▶ **Task details**: The lines to extract run from the first line of the material below to the line containing "bin_size_kb = 1.0", both included; leave the pictures behind.
** Start Dataset extract **
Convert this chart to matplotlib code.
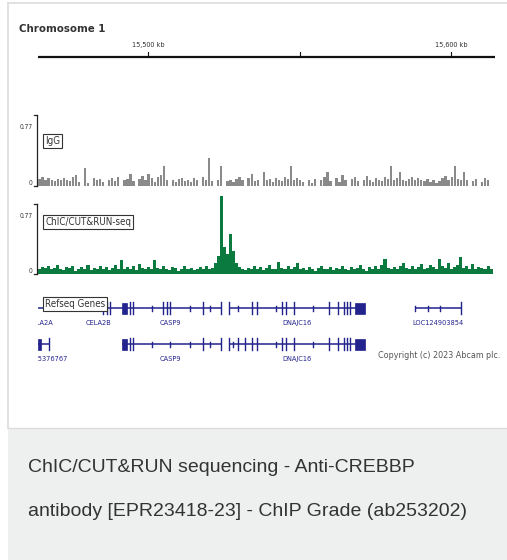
import matplotlib
matplotlib.use("Agg")
import matplotlib.pyplot as plt
from matplotlib.patches import Rectangle
from matplotlib import font_manager
from matplotlib.font_manager import FontProperties

W, H = 507, 560

# ---------------- data ----------------
chrom_name = "Chromosome 1"
view_start_kb = 15463.7
view_end_kb = 15614.5
chrom_ticks_kb = [15500, 15550, 15600]
chrom_tick_labels = ["15,500 kb", "", "15,600 kb"]

track_names = ["IgG", "ChIC/CUT&RUN-seq"]
track_max = 0.77
bin_start_kb = 15463.7
bin_size_kb = 1.0

igg_values = [
    0.08, 0.10, 0.06, 0.09, 0.07, 0.05, 0.08, 0.06, 0.09, 0.07,
    0.05, 0.10, 0.12, 0.04, 0.00, 0.20, 0.03, 0.00, 0.09, 0.06,
    0.08, 0.04, 0.00, 0.07, 0.09, 0.05, 0.10, 0.00, 0.06, 0.08,
    0.13, 0.05, 0.00, 0.08, 0.11, 0.06, 0.13, 0.09, 0.04, 0.10,
    0.12, 0.22, 0.07, 0.00, 0.06, 0.04, 0.08, 0.09, 0.05, 0.07,
    0.04, 0.09, 0.06, 0.00, 0.10, 0.07, 0.30, 0.05, 0.00, 0.06,
    0.22, 0.00, 0.05, 0.07, 0.04, 0.08, 0.10, 0.06, 0.00, 0.09,
    0.13, 0.05, 0.07, 0.00, 0.15, 0.06, 0.08, 0.04, 0.09, 0.07,
    0.05, 0.10, 0.08, 0.22, 0.06, 0.09, 0.07, 0.04, 0.00, 0.06,
    0.03, 0.08, 0.00, 0.07, 0.10, 0.15, 0.05, 0.00, 0.09, 0.04,
    0.12, 0.06, 0.00, 0.08, 0.10, 0.05, 0.00, 0.07, 0.11, 0.06,
    0.04, 0.09, 0.07, 0.05, 0.10, 0.08, 0.22, 0.06, 0.09, 0.15,
    0.07, 0.05, 0.08, 0.10, 0.06, 0.09, 0.07, 0.05, 0.08, 0.04,
    0.06, 0.03, 0.05, 0.09, 0.11, 0.07, 0.10, 0.22, 0.08, 0.06,
    0.15, 0.07, 0.00, 0.05, 0.08, 0.00, 0.04, 0.09, 0.06, 0.00,
]

chic_values = [
    0.06, 0.08, 0.07, 0.09, 0.05, 0.07, 0.10, 0.06, 0.04, 0.08,
    0.07, 0.09, 0.03, 0.06, 0.08, 0.05, 0.10, 0.04, 0.07, 0.06,
    0.09, 0.05, 0.08, 0.04, 0.07, 0.10, 0.06, 0.15, 0.05, 0.08,
    0.06, 0.09, 0.04, 0.11, 0.07, 0.05, 0.08, 0.06, 0.15, 0.07,
    0.05, 0.09, 0.06, 0.04, 0.08, 0.07, 0.03, 0.06, 0.09, 0.05,
    0.07, 0.04, 0.06, 0.08, 0.05, 0.09, 0.06, 0.07, 0.12, 0.20,
    0.86, 0.30, 0.22, 0.44, 0.25, 0.12, 0.08, 0.06, 0.04, 0.07,
    0.05, 0.09, 0.06, 0.08, 0.04, 0.07, 0.10, 0.06, 0.05, 0.13,
    0.07, 0.05, 0.09, 0.06, 0.08, 0.12, 0.05, 0.07, 0.04, 0.08,
    0.06, 0.03, 0.07, 0.09, 0.05, 0.06, 0.08, 0.04, 0.07, 0.05,
    0.09, 0.06, 0.04, 0.08, 0.05, 0.07, 0.10, 0.06, 0.03, 0.08,
    0.06, 0.09, 0.05, 0.10, 0.16, 0.07, 0.05, 0.08, 0.06, 0.09,
    0.12, 0.07, 0.05, 0.09, 0.06, 0.08, 0.11, 0.05, 0.07, 0.10,
    0.08, 0.06, 0.17, 0.09, 0.07, 0.12, 0.06, 0.08, 0.10, 0.19,
    0.07, 0.09, 0.06, 0.11, 0.05, 0.08, 0.07, 0.06, 0.09, 0.05,
]

# genes: name, row, start, end, exons, strand marks, thick block, label position
gene_names  = ["CELA2A", "CELA2B", "CASP9", "DNAJC16", "LOC124903854",
               "LOC105376767", "CASP9", "DNAJC16"]
gene_rows   = [0, 0, 0, 0, 0, 1, 1, 1]
gene_starts = [15463.7, 15480.0, 15490.8, 15526.7, 15588.1,
               15463.7, 15491.4, 15526.7]
gene_ends   = [15480.0, 15490.8, 15524.1, 15571.6, 15603.3,
               15467.7, 15524.1, 15571.6]
gene_exons = [
    [],
    [15485.2, 15486.5, 15487.5],
    [15494.1, 15495.1, 15505.0, 15506.3, 15507.3, 15518.2, 15524.1],
    [15526.7, 15534.3, 15536.0, 15544.2, 15545.5, 15548.2, 15559.7,
     15562.7, 15564.7, 15565.7, 15566.7],
    [15603.3],
    [15467.3],
    [15494.1, 15495.1, 15518.2, 15524.1],
    [15526.7, 15529.7, 15532.0, 15534.3, 15536.0, 15544.2, 15545.5,
     15548.2, 15559.7, 15562.7, 15564.7, 15565.7, 15566.7],
]
gene_marks = [
    [],
    [],
    [15501.3, 15513.9, 15520.5],
    [15529.7, 15542.2, 15554.5],
    [15588.1, 15592.4, 15596.4],
    [],
    [15501.3, 15507.3, 15513.9, 15520.5],
    [15528.1, 15542.2, 15554.5],
]
gene_blocks = [None, None, (15491.4, 15493.1), (15568.3, 15571.6), None,
               (15463.7, 15464.7), (15491.4, 15493.1), (15568.3, 15571.6)]
gene_label_kb = [15464.5, 15483.5, 15507.3, 15549.2, 15595.7,
                 15465.2, 15507.3, 15549.2]

caption_lines = ["ChIC/CUT&RUN sequencing - Anti-CREBBP",
                 "antibody [EPR23418-23] - ChIP Grade (ab253202)"]
copyright_text = "Copyright (c) 2023 Abcam plc."

# ---------------- fonts ----------------
def _w(f):
    w = f.weight
    if isinstance(w, str):
        w = {"normal": 400, "regular": 400, "book": 400, "light": 300,
             "medium": 500, "semibold": 600, "bold": 700}.get(w, 400)
    return w


def pick_font(target_weight):
    best = None
    for f in font_manager.fontManager.ttflist:
        is_cond = ("Narrow" in f.name or "Condensed" in f.name
                   or f.stretch in ("condensed", "semi-condensed", "extra-condensed"))
        if not is_cond or f.style != "normal":
            continue
        score = abs(_w(f) - target_weight)
        if best is None or score < best[0]:
            best = (score, f.fname)
    return best[1] if best else None


reg_path = pick_font(400)
bold_path = pick_font(650)
SANS = "Liberation Sans"


def fp_reg(size):
    if reg_path:
        return FontProperties(fname=reg_path, size=size)
    return FontProperties(family="DejaVu Sans", size=size * 0.85)


def fp_bold(size):
    if bold_path:
        return FontProperties(fname=bold_path, size=size)
    return FontProperties(family="DejaVu Sans", weight="bold", size=size * 0.85)


GREY_BAR = "#8a8a8a"
GREEN = "#0b7a3e"
NAVY = "#23238e"
TXT = "#333333"

fig = plt.figure(figsize=(W / 100, H / 100), dpi=100)
fig.patch.set_facecolor("white")


def px_axes(l, t, r, b, z=1):
    ax = fig.add_axes([l / W, 1 - b / H, (r - l) / W, (b - t) / H])
    ax.set_zorder(z)
    ax.patch.set_alpha(0)
    return ax


# overlay axes in pixel coordinates
ov = px_axes(0, 0, W, H, z=0)
ov.set_xlim(0, W)
ov.set_ylim(H, 0)
ov.axis("off")
ov.add_patch(Rectangle((8, 428), W - 8, H - 428, facecolor="#eeefef", edgecolor="none"))
ov.plot([8, 8], [3, 428], color="#dcdcdc", lw=1.2)
ov.plot([8, W], [3, 3], color="#dcdcdc", lw=1.2)
ov.plot([8, W], [428, 428], color="#dcdcdc", lw=1.0)
for k, line in enumerate(caption_lines):
    ov.text(28, 468 + k * 44, line, fontsize=14, family=SANS, color="#333333",
            ha="left", va="center")

ov.text(19, 29, chrom_name, fontproperties=fp_bold(8.2), color=TXT,
        ha="left", va="center")
ov.text(378, 355, copyright_text, fontproperties=fp_reg(6.4), color="#555555",
        ha="left", va="center")

X0, X1 = 38, 495

# chromosome ruler
cax = px_axes(X0, 20, X1, 65)
cax.set_xlim(view_start_kb, view_end_kb)
cax.set_ylim(65, 20)
cax.axis("off")
cax.plot([view_start_kb, view_end_kb], [57, 57], color="#111111", lw=1.6, solid_capstyle="butt")
for kb, lab in zip(chrom_ticks_kb, chrom_tick_labels):
    cax.plot([kb, kb], [52, 57], color="#111111", lw=0.8)
    if lab:
        cax.text(kb, 45, lab, fontproperties=fp_reg(5.2), color=TXT,
                 ha="center", va="center")

# signal tracks
track_specs = [(115, 186, igg_values, GREY_BAR, 0.75, (43, 63, 141)),
               (204, 274, chic_values, GREEN, 1.0, (43, 130, 222))]
for name, (top, bot, vals, col, wfrac, box) in zip(track_names, track_specs):
    ax = px_axes(X0, top, X1, bot, z=2)
    ax.set_xlim(view_start_kb, view_end_kb)
    ax.set_ylim(0, track_max)
    ax.axis("off")
    xs = [bin_start_kb + (i + 0.5) * bin_size_kb for i in range(len(vals))]
    ax.bar(xs, vals, width=bin_size_kb * wfrac, color=col, linewidth=0, clip_on=False)
    # scale bracket
    ov.plot([37, 37], [top, bot], color="#222222", lw=0.9)
    ov.plot([33.5, 37], [top, top], color="#222222", lw=0.9)
    ov.plot([33.5, 37], [bot, bot], color="#222222", lw=0.9)
    ov.text(32.5, top + 12, "0.77", fontproperties=fp_reg(4.8), color=TXT,
            ha="right", va="center")
    ov.text(32.5, bot - 3, "0", fontproperties=fp_reg(4.8), color=TXT,
            ha="right", va="center")
    bl, br, bc = box
    ov.text(bl + 2, bc, name, fontproperties=fp_reg(7.0), color=TXT,
            ha="left", va="center", zorder=5,
            bbox=dict(boxstyle="square,pad=0.22", facecolor="white",
                      edgecolor="#333333", linewidth=0.8))

# gene track
gax = px_axes(X0, 288, X1, 385, z=2)
gax.set_xlim(view_start_kb, view_end_kb)
gax.set_ylim(385, 288)
gax.axis("off")
row_y = [308, 344]
for name, r, s, e, ex, mk, blk, lx in zip(gene_names, gene_rows, gene_starts, gene_ends,
                                           gene_exons, gene_marks, gene_blocks, gene_label_kb):
    y = row_y[r]
    gax.plot([s, e], [y, y], color=NAVY, lw=1.1, solid_capstyle="butt")
    for x in ex:
        gax.plot([x, x], [y - 6, y + 6], color=NAVY, lw=1.0)
    for x in mk:
        gax.plot([x, x], [y - 2.5, y + 2.5], color=NAVY, lw=1.0)
    if blk is not None:
        gax.add_patch(Rectangle((blk[0], y - 5.5), blk[1] - blk[0], 11,
                                facecolor=NAVY, edgecolor=NAVY, lw=0.5))
    gax.text(lx, y + 15, name, fontproperties=fp_reg(5.3), color=NAVY,
             ha="center", va="center", clip_on=True)

ov2 = px_axes(0, 0, W, H, z=3)
ov2.set_xlim(0, W)
ov2.set_ylim(H, 0)
ov2.axis("off")
ov2.text(45, 304, "Refseq Genes", fontproperties=fp_reg(7.0), color=TXT,
         ha="left", va="center",
         bbox=dict(boxstyle="square,pad=0.22", facecolor="white",
                   edgecolor="#333333", linewidth=0.8))

fig.savefig("out.png", dpi=100)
** End Dataset extract **
▶ **Result of the task**:
Convert this chart to matplotlib code.
import matplotlib
matplotlib.use("Agg")
import matplotlib.pyplot as plt
from matplotlib.patches import Rectangle
from matplotlib import font_manager
from matplotlib.font_manager import FontProperties

W, H = 507, 560

# ---------------- data ----------------
chrom_name = "Chromosome 1"
view_start_kb = 15463.7
view_end_kb = 15614.5
chrom_ticks_kb = [15500, 15550, 15600]
chrom_tick_labels = ["15,500 kb", "", "15,600 kb"]

track_names = ["IgG", "ChIC/CUT&RUN-seq"]
track_max = 0.77
bin_start_kb = 15463.7
bin_size_kb = 1.0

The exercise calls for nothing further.